### Task goal
Extract all lines from the data beneath that include the word "chart".
────────
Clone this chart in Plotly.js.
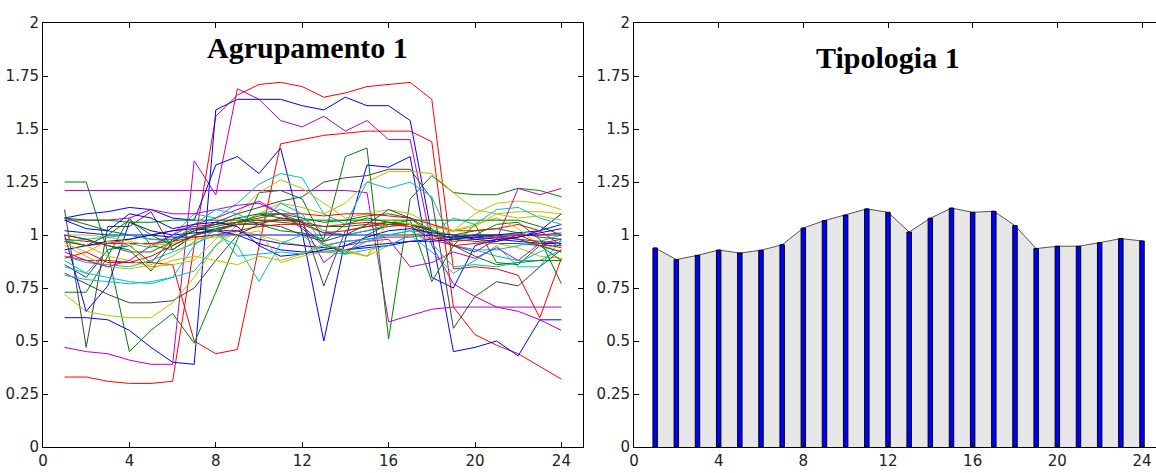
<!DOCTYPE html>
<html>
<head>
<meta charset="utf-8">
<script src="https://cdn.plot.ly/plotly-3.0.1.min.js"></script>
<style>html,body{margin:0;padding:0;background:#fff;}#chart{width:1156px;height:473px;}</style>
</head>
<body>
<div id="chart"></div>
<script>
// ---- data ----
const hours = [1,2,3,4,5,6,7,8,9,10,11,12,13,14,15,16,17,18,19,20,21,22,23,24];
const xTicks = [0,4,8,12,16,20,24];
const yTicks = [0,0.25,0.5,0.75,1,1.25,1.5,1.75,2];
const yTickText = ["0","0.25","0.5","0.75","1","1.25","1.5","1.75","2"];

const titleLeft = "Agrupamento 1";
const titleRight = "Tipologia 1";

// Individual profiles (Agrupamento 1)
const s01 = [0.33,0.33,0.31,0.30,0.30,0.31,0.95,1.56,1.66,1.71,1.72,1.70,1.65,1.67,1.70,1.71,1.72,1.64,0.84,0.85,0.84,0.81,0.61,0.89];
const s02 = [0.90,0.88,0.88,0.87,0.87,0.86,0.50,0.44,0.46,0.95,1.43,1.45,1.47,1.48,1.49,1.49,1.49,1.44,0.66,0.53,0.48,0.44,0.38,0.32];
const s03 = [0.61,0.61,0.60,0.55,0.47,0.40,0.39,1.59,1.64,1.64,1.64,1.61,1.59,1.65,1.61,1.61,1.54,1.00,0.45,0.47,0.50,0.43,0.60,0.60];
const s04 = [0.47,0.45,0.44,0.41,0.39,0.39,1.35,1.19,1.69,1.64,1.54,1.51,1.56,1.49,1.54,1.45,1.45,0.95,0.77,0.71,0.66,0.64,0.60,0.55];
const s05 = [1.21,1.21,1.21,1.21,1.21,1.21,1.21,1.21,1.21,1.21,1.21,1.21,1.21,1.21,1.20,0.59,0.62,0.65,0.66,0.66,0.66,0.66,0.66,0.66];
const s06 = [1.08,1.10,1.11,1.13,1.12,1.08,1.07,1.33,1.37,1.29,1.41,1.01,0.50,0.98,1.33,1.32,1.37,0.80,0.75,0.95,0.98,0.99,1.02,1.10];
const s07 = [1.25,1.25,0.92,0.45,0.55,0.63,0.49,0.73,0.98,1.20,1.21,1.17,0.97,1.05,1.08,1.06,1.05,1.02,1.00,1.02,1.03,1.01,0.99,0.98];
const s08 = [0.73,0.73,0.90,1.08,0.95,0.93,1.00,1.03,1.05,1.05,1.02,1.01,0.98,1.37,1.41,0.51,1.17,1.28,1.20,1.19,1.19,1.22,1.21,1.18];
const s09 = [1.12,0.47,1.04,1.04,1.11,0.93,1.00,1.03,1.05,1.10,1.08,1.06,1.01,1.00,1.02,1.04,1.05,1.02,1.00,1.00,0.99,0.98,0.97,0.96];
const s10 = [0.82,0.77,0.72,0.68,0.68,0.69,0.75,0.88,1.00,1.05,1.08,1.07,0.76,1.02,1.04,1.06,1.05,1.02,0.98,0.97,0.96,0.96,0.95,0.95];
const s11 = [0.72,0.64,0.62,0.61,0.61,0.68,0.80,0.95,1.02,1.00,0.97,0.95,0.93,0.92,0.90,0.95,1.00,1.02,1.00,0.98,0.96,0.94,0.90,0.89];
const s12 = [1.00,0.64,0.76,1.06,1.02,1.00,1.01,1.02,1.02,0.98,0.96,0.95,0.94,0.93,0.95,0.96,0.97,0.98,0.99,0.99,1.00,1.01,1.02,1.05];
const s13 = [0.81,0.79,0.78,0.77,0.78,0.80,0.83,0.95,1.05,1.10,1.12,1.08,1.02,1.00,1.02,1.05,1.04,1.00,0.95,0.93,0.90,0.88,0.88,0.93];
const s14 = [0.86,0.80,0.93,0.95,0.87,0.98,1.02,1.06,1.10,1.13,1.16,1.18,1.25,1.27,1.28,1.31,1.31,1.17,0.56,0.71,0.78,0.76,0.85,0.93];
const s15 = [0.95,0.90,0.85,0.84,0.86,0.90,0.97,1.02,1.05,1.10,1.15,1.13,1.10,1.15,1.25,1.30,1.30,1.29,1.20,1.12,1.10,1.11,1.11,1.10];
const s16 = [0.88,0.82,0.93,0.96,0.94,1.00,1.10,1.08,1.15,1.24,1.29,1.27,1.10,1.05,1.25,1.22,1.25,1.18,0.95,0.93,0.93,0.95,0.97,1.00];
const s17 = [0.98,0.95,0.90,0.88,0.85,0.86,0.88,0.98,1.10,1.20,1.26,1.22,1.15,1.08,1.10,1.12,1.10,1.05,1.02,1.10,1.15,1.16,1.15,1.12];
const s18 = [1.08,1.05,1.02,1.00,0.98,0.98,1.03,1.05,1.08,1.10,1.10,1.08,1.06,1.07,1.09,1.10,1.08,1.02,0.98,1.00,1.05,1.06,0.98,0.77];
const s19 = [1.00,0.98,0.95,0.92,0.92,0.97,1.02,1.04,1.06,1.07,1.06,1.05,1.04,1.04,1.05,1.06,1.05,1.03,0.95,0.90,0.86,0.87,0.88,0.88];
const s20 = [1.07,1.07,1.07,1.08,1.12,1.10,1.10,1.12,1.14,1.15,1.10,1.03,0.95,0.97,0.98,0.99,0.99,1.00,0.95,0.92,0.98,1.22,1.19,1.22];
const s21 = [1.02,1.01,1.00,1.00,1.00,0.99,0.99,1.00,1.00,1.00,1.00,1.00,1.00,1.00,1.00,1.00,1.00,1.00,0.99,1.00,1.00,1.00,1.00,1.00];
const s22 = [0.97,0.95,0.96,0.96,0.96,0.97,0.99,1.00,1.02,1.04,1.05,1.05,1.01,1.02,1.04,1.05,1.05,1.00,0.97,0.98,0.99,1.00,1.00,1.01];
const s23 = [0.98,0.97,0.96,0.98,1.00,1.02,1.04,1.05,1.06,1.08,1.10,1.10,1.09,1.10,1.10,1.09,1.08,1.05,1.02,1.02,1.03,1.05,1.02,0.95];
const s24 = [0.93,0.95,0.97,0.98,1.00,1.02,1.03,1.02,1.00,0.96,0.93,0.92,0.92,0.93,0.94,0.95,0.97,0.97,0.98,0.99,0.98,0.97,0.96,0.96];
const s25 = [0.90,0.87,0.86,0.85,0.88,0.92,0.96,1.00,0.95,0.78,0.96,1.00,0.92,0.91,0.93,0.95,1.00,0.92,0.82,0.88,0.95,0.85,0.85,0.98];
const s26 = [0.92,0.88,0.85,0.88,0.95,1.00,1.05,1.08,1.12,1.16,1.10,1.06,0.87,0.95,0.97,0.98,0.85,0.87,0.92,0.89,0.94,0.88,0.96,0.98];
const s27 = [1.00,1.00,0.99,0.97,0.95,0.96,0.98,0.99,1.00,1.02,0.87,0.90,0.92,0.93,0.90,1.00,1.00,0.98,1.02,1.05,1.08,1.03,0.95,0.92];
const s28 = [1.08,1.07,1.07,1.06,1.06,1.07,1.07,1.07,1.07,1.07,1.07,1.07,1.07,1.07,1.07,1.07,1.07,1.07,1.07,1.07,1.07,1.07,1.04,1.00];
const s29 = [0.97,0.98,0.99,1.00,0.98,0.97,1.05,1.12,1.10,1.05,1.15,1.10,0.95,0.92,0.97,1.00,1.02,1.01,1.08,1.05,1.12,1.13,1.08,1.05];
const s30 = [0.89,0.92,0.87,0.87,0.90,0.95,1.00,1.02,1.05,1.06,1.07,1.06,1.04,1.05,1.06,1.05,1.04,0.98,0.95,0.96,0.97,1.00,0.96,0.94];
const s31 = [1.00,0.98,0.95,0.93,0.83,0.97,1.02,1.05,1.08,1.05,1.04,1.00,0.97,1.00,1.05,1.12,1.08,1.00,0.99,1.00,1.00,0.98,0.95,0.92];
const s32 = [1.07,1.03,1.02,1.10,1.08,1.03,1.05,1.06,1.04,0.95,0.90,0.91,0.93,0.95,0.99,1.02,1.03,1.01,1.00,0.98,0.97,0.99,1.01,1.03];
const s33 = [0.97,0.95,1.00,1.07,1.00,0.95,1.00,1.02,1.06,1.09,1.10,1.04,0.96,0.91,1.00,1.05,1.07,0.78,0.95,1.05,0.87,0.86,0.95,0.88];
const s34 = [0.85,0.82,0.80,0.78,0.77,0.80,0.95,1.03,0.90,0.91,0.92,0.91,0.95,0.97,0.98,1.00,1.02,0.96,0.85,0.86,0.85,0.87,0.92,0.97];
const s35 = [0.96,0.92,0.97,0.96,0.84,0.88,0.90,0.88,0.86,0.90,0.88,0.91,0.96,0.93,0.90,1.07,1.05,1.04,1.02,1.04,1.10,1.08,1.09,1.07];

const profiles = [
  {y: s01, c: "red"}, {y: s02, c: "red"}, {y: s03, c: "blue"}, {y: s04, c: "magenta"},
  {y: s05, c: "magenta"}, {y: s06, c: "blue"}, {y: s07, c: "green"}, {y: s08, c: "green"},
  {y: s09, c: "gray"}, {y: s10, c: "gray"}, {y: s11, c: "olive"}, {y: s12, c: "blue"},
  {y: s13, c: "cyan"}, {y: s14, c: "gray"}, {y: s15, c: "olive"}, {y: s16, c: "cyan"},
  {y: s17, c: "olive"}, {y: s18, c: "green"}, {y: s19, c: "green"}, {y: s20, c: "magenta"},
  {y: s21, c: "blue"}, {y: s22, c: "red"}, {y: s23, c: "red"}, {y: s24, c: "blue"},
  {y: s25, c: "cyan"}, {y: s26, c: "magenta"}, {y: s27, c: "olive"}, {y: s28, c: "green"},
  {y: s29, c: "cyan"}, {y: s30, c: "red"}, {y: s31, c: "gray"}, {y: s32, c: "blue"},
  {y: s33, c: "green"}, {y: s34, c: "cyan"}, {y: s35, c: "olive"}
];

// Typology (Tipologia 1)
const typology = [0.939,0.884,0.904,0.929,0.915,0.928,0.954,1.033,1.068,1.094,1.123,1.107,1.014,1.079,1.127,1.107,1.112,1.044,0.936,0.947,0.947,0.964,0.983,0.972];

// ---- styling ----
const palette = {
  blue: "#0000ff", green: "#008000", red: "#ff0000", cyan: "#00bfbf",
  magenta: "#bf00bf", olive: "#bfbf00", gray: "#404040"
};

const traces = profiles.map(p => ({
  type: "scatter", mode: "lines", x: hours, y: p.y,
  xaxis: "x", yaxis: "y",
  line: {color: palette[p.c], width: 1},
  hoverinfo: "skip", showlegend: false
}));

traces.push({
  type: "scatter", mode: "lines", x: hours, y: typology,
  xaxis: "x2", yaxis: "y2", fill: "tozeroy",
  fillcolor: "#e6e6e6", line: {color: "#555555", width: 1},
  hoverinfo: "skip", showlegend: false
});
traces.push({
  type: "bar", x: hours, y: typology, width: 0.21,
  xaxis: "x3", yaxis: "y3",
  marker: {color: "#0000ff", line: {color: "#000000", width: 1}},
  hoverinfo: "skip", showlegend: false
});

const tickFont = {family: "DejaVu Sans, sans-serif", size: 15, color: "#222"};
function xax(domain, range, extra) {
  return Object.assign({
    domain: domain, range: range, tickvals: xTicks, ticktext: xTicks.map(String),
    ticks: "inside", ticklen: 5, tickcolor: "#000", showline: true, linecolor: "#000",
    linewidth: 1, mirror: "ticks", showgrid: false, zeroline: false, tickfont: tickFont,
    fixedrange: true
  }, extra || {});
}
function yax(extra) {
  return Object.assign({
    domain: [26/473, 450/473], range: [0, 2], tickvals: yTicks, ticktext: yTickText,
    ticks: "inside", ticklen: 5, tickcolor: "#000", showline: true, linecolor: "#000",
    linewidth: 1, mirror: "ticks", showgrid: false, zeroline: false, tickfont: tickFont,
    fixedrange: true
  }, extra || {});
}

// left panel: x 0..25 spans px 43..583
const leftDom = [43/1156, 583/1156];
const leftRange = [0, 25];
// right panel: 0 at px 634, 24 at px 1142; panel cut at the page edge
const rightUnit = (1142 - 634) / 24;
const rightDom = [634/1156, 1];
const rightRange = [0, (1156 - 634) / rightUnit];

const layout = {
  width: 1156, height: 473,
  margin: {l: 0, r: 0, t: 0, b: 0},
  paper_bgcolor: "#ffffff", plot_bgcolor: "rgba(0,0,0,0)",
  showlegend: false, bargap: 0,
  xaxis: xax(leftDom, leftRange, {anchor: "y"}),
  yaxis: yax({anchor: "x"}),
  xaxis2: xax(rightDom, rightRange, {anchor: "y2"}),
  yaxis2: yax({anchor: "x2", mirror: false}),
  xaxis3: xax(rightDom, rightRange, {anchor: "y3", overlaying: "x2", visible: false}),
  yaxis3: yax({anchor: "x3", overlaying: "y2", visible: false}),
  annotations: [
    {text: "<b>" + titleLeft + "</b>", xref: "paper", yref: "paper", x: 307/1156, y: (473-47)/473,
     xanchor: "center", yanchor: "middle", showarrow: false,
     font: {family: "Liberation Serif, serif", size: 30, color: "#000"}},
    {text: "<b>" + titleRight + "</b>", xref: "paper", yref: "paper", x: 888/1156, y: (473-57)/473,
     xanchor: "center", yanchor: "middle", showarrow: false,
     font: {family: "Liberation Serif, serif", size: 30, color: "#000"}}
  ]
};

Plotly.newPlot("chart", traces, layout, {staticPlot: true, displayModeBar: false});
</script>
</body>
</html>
────────
### Complete answer
Clone this chart in Plotly.js.
<style>html,body{margin:0;padding:0;background:#fff;}#chart{width:1156px;height:473px;}</style>
<div id="chart"></div>
Plotly.newPlot("chart", traces, layout, {staticPlot: true, displayModeBar: false});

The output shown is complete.